Lie algebras and loop quantum gravity
Mathematically LQG is local gauge theory of the self-dual subgroup of the complexified Lorentz group, which is related to the action of the Lorentz group on Weyl spinors commonly used in elementary particle physics. This is partly a matter of mathematical convenience, as it results in a compact group SO(3) or SU(2) as gauge group, as opposed to the non-compact groups SO(3,1) or SL(2.C). The compactness of the Lie group avoids some thus-far unsolved difficulties in the quantization of gauge theories of noncompact lie groups, and is responsible for the discreteness of the area and volume spectra. The theory involving the Immirzi parameter is necessary to resolve an ambiguity in the process of complexification. These are some of the many ways in which different quantizations of the same classical theory can result in inequivalent quantum theories, or even in the impossibility to carry quantization through.

One can't distinguish between SO(3) and SU(2) or between SO(3,1) and SL(2,C) at this level: the respective Lie algebras are the same. In fact, all four groups have the same complexified Lie algebra, which makes matters even more confusing (these subtleties are usually ignored in elementary particle physics). The physical interpretation of the Lie algebra is that of infinitesimally small group transformations, and gauge bosons (such as the graviton) are Lie algebra representations, not Lie group representations. What this means for the Lorentz group is that, for sufficiently small velocity parameters, all four complexified Lie groups are indistinguishable in the absence of matter fields.

To make matters more complicated, it can be shown that a positive cosmological constant can be realized in LQG by replacing the Lorentz group with the corresponding quantum group. At the level of the Lie algebra, this corresponds to what is called q-deforming the Lie algebra, and the parameter q is related to the value of the cosmological constant. The effect of replacing a Lie algebra by a q-deformed version is that the series of its representations is truncated (in the case of the rotation group, instead of having representations labelled by all half-integral spins, one is left with all representations with total spin j less than some constant).

It is entirely possible to formulate LQG in terms of q-deformed Lie algebras instead of ordinary Lie algebras, and in the case of the Lorentz group the result would, again, be indistinguishable for sufficiently small velocity parameters.

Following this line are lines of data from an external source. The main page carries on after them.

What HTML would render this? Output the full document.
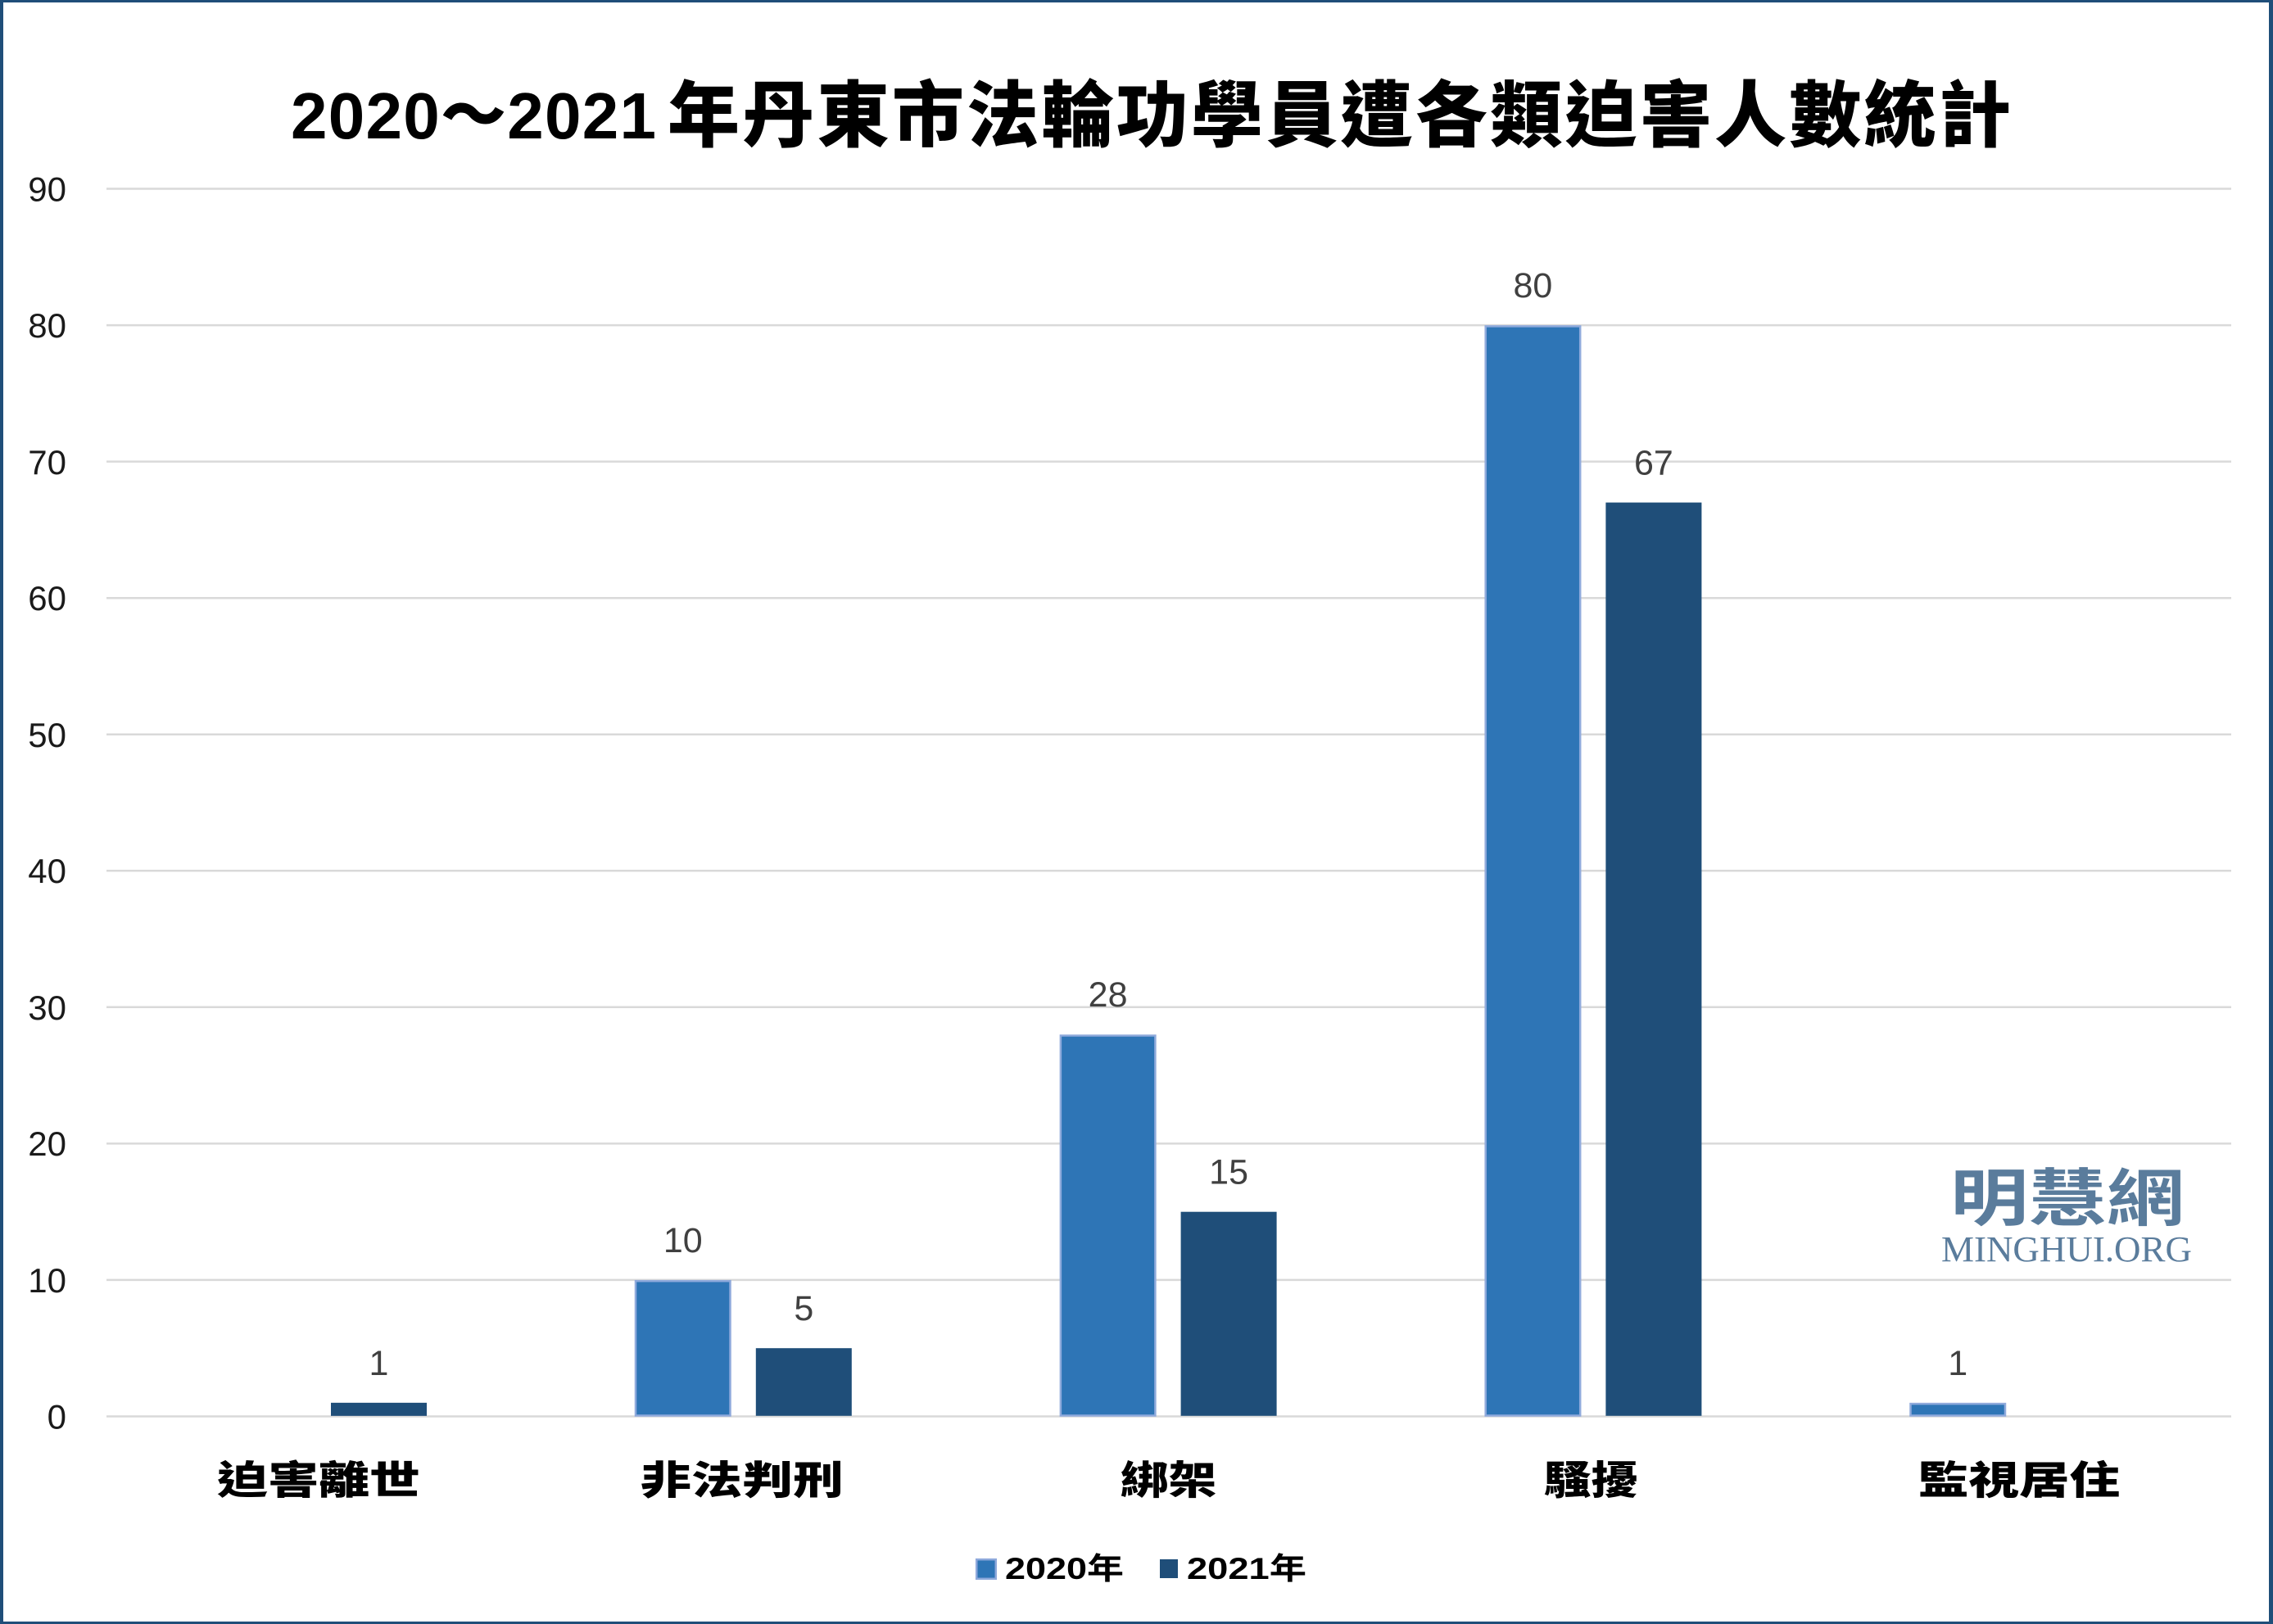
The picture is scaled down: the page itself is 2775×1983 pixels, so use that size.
<!DOCTYPE html>
<html>
<head>
<meta charset="utf-8">
<style>
  html,body{margin:0;padding:0;background:#fff;}
  svg{display:block;}
</style>
</head>
<body>
<svg width="2775" height="1983" viewBox="0 0 2775 1983" xmlns="http://www.w3.org/2000/svg">
  <!-- frame -->
  <rect x="0" y="0" width="2775" height="1983" fill="#1F4E79"/>
  <rect x="4" y="3" width="2766" height="1977" fill="#ffffff"/>

  <!-- title -->
  <g font-family="'Liberation Sans','Noto Sans CJK TC',sans-serif" font-weight="900" fill="#000">
    <text x="355" y="169" font-size="80" textLength="446" lengthAdjust="spacing">2020～2021</text>
    <text x="815" y="172" font-size="88" font-family="'Noto Sans CJK TC','Noto Sans CJK JP',sans-serif" textLength="1640" lengthAdjust="spacing">年丹東市法輪功學員遭各類迫害人數統計</text>
  </g>

  <!-- gridlines -->
  <g stroke="#d9d9d9" stroke-width="2.5">
    <line x1="130" x2="2724" y1="1729.5" y2="1729.5"/>
    <line x1="130" x2="2724" y1="1562.9" y2="1562.9"/>
    <line x1="130" x2="2724" y1="1396.4" y2="1396.4"/>
    <line x1="130" x2="2724" y1="1229.8" y2="1229.8"/>
    <line x1="130" x2="2724" y1="1063.3" y2="1063.3"/>
    <line x1="130" x2="2724" y1="896.7" y2="896.7"/>
    <line x1="130" x2="2724" y1="730.2" y2="730.2"/>
    <line x1="130" x2="2724" y1="563.6" y2="563.6"/>
    <line x1="130" x2="2724" y1="397.1" y2="397.1"/>
    <line x1="130" x2="2724" y1="230.5" y2="230.5"/>
  </g>

  <!-- y labels -->
  <g font-family="'Liberation Sans',sans-serif" font-size="42" fill="#1a1a1a" text-anchor="end">
    <text x="81" y="1744.5">0</text>
    <text x="81" y="1578">10</text>
    <text x="81" y="1411">20</text>
    <text x="81" y="1245">30</text>
    <text x="81" y="1078">40</text>
    <text x="81" y="912">50</text>
    <text x="81" y="745">60</text>
    <text x="81" y="579">70</text>
    <text x="81" y="412">80</text>
    <text x="81" y="245.5">90</text>
  </g>

  <!-- bars 2020 -->
  <g fill="#2E75B6" stroke="#8FAADC" stroke-width="2.5">
    <rect x="776" y="1564.2" width="115.5" height="164.3"/>
    <rect x="1294.9" y="1264.5" width="115.5" height="464"/>
    <rect x="1813.7" y="398.4" width="115.5" height="1330.1"/>
    <rect x="2332.5" y="1714.1" width="115.5" height="14.4"/>
  </g>
  <!-- bars 2021 -->
  <g fill="#1F4E79">
    <rect x="404" y="1712.85" width="117" height="16"/>
    <rect x="922.8" y="1646.2" width="117" height="82.6"/>
    <rect x="1441.6" y="1479.7" width="117" height="249.1"/>
    <rect x="1960.4" y="613.6" width="117" height="1115.2"/>
  </g>

  <!-- data labels -->
  <g font-family="'Liberation Sans',sans-serif" font-size="43" fill="#404040" text-anchor="middle">
    <text x="462.5" y="1678.8">1</text>
    <text x="833.8" y="1529">10</text>
    <text x="981.3" y="1612.2">5</text>
    <text x="1352.6" y="1229.2">28</text>
    <text x="1500.1" y="1445.7">15</text>
    <text x="1871.4" y="363.1">80</text>
    <text x="2018.9" y="579.6">67</text>
    <text x="2390.2" y="1678.8">1</text>
  </g>

  <!-- category labels -->
  <g font-family="'Noto Sans CJK TC','Noto Sans CJK JP',sans-serif" font-weight="900" font-size="60" fill="#000">
    <text transform="translate(265,1824) scale(1,0.8)" x="0" y="0" textLength="248" lengthAdjust="spacingAndGlyphs">迫害離世</text>
    <text transform="translate(782,1824) scale(1,0.8)" x="0" y="0" textLength="248" lengthAdjust="spacingAndGlyphs">非法判刑</text>
    <text transform="translate(1368,1824) scale(1,0.8)" x="0" y="0" textLength="117" lengthAdjust="spacingAndGlyphs">綁架</text>
    <text transform="translate(1885,1824) scale(1,0.8)" x="0" y="0" textLength="115" lengthAdjust="spacingAndGlyphs">騷擾</text>
    <text transform="translate(2342,1824) scale(1,0.8)" x="0" y="0" textLength="246" lengthAdjust="spacingAndGlyphs">監視居住</text>
  </g>

  <!-- watermark -->
  <text x="2381" y="1490" font-family="'Noto Sans CJK TC','Noto Sans CJK JP',sans-serif" font-weight="700" font-size="76" fill="#5a7c9c" textLength="286" lengthAdjust="spacingAndGlyphs">明慧網</text>
  <text x="2370" y="1540" font-family="'Liberation Serif',serif" font-size="44" fill="#5a7c9c" textLength="306" lengthAdjust="spacingAndGlyphs">MINGHUI.ORG</text>

  <!-- legend -->
  <rect x="1192.2" y="1904.2" width="23.6" height="23.6" fill="#2E75B6" stroke="#8FAADC" stroke-width="2.5"/>
  <rect x="1416" y="1904" width="22" height="23" fill="#1F4E79"/>
  <g font-family="'Liberation Sans','Noto Sans CJK TC',sans-serif" font-weight="700" font-size="37" fill="#000">
    <text x="1227" y="1928" textLength="145" lengthAdjust="spacingAndGlyphs">2020年</text>
    <text x="1449" y="1928" textLength="146" lengthAdjust="spacingAndGlyphs">2021年</text>
  </g>
</svg>
</body>
</html>
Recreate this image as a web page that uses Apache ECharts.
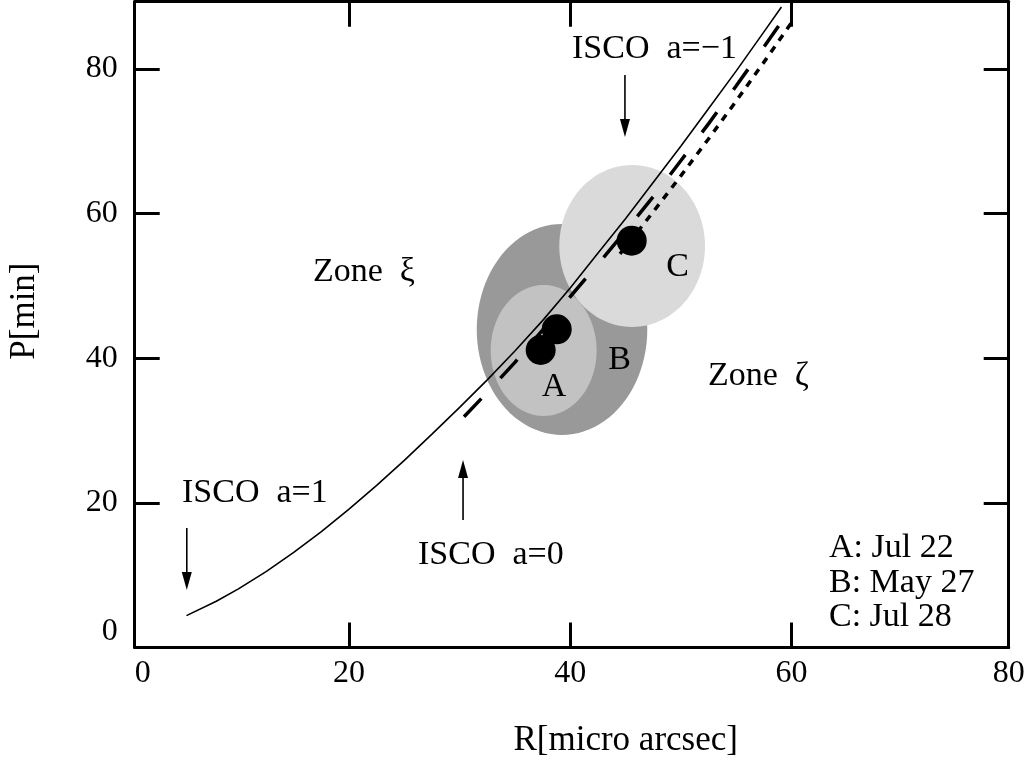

Spin networks loop quantum gravity
In the spin-foam formalism, the Barrett–Crane model, which was for a while the most promising state-sum model of 4D Lorentzian quantum gravity, was based on representations of the noncompact groups SO(3,1) or SL(2,C), so the spin foam faces (and hence the spin network edges) were labelled by positive real numbers as opposed to the half-integer labels of SU(2) spin networks.

These and other considerations, including difficulties interpreting what it would mean to apply a Lorentz transformation to a spin network state, led Lee Smolin and others to suggest that spin network states must break Lorentz invariance. Lee Smolin and Joao Magueijo then went on to study doubly special relativity, in which not only there is a constant velocity c but also a constant distance l. They showed that there are nonlinear representations of the Lorentz Lie algebra with these properties (the usual Lorentz group being obtained from a linear representation). Doubly special relativity predicts deviations from the special relativity dispersion relation  at large energies (corresponding to small wavelengths of the order of the constant length l in the doubly special theory). Giovanni Amelino-Camelia then proposed that the mystery of ultra-high-energy cosmic rays might be solved by assuming such violations of the special-relativity dispersion relation for photons.

Phenomenological (hence, not specific to LQG) constraints on anomalous dispersion relations can be obtained by considering a variety of astrophysical experimental data, of which high-energy cosmic rays are but one part. Current observations are already able to place exceedingly stringent constraints on these phenomenological parameters.